[Extracted data entries]
☆ ☆ ☆ ☆
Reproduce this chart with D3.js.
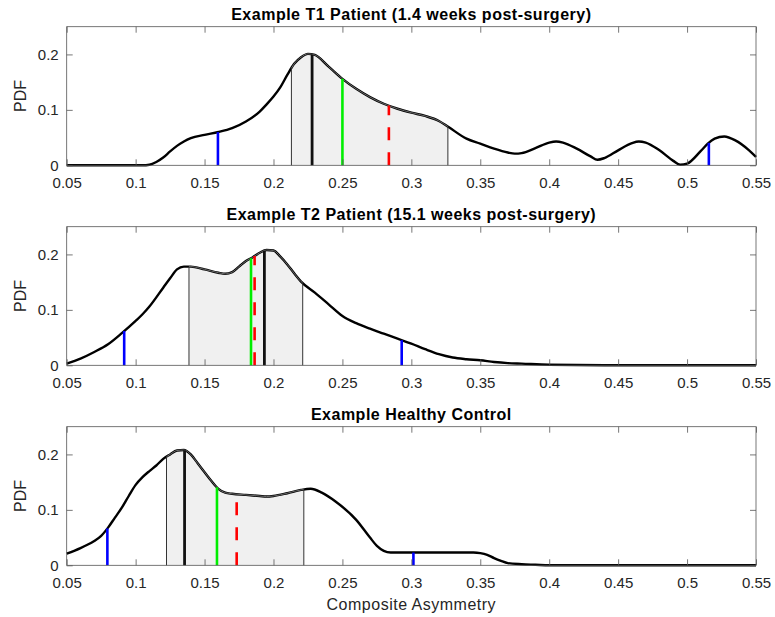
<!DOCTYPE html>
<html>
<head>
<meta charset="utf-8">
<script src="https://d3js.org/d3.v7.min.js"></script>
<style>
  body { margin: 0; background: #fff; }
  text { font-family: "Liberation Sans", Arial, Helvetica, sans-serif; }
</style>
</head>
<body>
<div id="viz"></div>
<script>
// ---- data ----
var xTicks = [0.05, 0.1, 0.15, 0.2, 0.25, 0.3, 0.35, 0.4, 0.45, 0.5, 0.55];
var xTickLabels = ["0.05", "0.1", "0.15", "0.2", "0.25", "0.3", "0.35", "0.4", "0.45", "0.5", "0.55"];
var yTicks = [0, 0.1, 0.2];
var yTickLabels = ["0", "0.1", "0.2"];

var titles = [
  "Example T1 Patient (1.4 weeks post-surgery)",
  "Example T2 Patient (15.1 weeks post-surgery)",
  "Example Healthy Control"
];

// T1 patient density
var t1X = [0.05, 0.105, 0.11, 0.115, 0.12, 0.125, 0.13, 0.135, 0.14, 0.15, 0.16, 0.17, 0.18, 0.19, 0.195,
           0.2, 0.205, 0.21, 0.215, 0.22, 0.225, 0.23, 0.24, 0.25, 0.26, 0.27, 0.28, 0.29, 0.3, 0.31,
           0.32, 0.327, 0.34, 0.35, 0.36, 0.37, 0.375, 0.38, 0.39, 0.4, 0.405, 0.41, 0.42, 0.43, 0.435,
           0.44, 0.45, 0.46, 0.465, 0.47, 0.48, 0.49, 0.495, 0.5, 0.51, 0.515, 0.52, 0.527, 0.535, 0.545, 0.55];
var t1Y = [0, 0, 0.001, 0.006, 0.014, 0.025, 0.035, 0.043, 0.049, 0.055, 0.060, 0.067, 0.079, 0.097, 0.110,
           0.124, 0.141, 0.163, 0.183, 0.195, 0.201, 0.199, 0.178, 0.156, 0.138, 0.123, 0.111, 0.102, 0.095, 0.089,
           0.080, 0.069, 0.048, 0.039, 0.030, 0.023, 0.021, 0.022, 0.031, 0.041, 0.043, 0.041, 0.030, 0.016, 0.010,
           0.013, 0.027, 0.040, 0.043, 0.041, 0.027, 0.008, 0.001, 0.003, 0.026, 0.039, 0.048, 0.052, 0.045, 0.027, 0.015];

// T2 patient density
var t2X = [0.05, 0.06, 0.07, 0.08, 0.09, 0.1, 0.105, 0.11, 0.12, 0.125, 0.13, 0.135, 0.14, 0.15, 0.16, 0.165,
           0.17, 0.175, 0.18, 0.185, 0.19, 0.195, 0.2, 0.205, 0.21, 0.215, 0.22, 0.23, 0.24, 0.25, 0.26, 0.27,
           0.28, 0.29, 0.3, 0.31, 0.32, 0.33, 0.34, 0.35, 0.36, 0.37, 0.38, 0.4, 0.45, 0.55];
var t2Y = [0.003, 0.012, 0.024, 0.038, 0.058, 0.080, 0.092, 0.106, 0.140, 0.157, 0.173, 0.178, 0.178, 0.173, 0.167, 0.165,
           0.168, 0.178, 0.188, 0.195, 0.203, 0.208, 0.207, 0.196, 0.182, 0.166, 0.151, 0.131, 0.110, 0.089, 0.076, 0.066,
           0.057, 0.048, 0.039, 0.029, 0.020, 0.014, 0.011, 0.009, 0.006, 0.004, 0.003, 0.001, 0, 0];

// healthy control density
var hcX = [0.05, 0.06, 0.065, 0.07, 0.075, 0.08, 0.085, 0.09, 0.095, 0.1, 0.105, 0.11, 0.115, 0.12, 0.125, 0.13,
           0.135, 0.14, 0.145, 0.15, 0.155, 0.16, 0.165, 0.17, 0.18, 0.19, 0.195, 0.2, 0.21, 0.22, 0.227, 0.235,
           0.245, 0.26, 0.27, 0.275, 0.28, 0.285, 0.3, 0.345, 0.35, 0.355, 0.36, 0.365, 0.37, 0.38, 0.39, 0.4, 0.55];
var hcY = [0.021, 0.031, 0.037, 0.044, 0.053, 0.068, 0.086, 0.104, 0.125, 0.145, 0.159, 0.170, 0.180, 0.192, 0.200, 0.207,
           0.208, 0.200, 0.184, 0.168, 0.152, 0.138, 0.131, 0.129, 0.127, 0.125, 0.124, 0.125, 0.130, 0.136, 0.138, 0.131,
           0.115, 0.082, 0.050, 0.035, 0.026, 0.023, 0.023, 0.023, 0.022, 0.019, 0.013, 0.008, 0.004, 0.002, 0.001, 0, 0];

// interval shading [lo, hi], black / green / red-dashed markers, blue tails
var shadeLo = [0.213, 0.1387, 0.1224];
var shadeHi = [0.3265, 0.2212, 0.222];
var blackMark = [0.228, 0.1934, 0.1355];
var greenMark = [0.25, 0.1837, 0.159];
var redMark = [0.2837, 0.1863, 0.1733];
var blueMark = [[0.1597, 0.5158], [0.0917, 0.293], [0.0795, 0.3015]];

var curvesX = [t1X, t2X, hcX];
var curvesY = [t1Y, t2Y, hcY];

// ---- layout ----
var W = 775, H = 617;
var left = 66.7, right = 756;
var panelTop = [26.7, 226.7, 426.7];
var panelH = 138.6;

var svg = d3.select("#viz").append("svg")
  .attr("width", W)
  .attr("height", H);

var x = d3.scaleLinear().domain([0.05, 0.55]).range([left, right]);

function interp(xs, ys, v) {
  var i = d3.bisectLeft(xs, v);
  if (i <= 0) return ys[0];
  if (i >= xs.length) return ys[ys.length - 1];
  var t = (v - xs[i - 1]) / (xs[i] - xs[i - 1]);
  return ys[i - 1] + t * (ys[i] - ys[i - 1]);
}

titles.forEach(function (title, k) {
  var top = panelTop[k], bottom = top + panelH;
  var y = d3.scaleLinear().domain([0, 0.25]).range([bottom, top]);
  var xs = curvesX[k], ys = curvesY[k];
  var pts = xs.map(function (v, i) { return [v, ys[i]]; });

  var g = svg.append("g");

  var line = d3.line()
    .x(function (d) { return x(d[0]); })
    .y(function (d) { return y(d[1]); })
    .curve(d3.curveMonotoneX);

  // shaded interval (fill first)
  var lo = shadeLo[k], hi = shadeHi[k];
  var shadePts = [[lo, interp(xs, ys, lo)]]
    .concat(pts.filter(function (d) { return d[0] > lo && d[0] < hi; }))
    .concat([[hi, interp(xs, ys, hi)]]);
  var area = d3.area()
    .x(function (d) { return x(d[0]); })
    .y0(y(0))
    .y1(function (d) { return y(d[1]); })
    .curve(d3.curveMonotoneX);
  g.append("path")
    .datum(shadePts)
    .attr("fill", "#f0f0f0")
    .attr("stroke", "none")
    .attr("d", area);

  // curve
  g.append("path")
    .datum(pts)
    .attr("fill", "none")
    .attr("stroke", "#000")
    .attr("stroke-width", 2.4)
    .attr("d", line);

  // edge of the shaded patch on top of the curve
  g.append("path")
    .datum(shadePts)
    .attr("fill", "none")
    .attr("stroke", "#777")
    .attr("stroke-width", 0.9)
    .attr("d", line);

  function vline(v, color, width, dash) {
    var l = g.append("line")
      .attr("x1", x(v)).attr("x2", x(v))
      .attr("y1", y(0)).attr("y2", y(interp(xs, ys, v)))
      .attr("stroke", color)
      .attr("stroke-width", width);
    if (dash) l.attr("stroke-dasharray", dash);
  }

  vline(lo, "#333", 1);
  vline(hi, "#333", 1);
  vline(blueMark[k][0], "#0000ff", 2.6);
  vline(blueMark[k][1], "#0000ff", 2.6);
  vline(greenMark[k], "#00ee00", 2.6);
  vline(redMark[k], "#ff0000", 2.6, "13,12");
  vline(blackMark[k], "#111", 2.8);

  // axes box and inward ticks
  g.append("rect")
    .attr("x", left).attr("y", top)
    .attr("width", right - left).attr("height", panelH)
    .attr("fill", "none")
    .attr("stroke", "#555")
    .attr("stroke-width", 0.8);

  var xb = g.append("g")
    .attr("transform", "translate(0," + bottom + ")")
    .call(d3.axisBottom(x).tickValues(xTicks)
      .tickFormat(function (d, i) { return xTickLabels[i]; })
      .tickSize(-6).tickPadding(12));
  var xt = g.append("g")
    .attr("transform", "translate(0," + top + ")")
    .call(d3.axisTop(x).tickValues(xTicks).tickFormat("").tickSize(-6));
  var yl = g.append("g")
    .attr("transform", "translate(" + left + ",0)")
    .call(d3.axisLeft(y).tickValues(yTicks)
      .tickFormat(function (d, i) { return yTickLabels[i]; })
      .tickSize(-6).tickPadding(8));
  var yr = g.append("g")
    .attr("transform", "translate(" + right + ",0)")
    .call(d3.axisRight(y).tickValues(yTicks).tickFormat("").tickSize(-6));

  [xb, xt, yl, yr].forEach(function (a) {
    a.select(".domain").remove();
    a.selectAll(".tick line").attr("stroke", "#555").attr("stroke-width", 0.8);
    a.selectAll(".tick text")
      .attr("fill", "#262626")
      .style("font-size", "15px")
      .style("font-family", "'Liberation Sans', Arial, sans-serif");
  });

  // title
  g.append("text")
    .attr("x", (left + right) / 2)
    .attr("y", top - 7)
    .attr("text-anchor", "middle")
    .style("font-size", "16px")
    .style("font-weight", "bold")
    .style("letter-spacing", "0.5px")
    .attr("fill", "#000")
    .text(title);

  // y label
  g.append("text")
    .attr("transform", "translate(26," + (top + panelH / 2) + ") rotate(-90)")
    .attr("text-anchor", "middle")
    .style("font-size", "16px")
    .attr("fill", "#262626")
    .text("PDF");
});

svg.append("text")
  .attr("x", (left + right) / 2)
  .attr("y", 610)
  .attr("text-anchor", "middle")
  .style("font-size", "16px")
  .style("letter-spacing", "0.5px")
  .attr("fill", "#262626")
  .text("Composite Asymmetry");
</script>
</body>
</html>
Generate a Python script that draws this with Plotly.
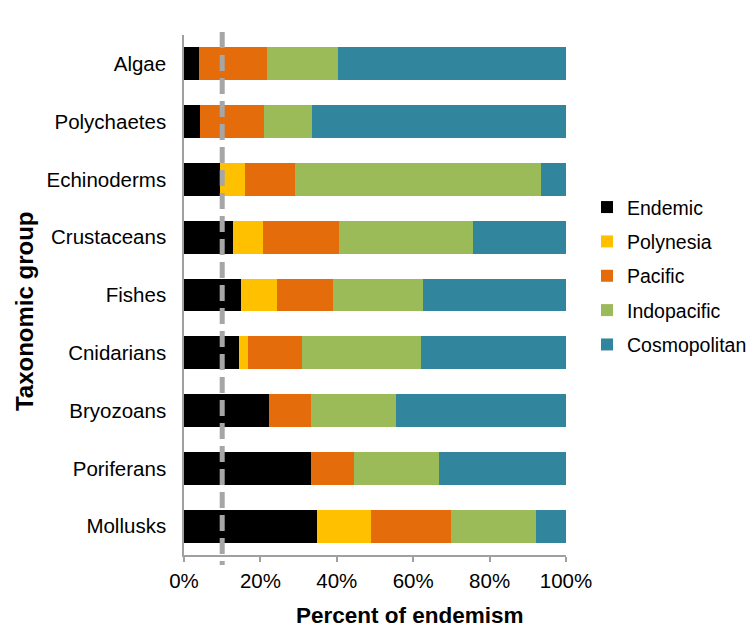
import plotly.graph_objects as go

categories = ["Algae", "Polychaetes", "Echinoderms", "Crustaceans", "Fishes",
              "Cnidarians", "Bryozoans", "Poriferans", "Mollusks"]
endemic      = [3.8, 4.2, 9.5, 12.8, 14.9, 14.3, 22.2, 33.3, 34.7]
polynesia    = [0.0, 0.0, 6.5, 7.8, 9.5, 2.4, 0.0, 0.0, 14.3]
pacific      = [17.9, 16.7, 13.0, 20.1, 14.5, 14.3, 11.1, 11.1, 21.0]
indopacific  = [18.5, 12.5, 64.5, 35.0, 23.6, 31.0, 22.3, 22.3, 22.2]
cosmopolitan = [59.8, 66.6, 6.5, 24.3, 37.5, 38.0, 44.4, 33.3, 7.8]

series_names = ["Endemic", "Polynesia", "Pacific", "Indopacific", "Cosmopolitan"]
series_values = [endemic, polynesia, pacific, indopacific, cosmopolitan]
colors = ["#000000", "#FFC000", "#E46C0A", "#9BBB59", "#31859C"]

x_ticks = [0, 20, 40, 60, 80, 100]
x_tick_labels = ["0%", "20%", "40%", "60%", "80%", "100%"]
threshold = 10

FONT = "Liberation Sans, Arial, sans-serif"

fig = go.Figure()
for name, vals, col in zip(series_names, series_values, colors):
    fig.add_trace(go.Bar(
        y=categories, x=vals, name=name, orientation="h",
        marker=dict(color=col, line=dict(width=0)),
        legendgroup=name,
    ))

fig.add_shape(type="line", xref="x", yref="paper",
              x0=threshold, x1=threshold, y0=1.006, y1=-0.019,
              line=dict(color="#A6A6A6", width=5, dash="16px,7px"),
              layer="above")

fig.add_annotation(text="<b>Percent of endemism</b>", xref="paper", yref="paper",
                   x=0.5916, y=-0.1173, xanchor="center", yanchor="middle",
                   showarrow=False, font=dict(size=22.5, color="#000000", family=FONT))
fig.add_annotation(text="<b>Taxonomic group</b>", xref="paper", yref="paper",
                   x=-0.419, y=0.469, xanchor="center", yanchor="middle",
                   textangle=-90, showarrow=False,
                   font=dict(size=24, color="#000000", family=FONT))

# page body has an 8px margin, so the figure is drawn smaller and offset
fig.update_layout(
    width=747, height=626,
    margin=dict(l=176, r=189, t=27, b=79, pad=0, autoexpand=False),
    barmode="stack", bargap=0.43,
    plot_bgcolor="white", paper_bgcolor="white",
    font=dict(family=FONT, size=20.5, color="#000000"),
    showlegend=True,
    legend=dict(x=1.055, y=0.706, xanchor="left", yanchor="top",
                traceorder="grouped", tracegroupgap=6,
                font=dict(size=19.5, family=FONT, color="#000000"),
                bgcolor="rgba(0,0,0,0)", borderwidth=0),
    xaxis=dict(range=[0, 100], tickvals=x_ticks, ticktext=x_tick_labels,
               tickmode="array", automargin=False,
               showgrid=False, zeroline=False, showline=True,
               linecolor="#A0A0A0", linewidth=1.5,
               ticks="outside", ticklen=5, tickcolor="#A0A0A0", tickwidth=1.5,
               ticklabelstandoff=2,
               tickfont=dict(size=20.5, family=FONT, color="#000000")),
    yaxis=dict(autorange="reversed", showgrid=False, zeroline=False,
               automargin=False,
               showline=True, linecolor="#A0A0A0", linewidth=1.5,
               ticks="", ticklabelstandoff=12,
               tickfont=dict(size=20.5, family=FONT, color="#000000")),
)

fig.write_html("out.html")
☆ ☆ ☆ ☆
Give again, exactly as written, only the lines that start at the one with "Generate a Python" and end at the one with "import plotly.graph_objects as go", both included. Skip any pictures.

Result of this task ->
Generate a Python script that draws this with Plotly.
import plotly.graph_objects as go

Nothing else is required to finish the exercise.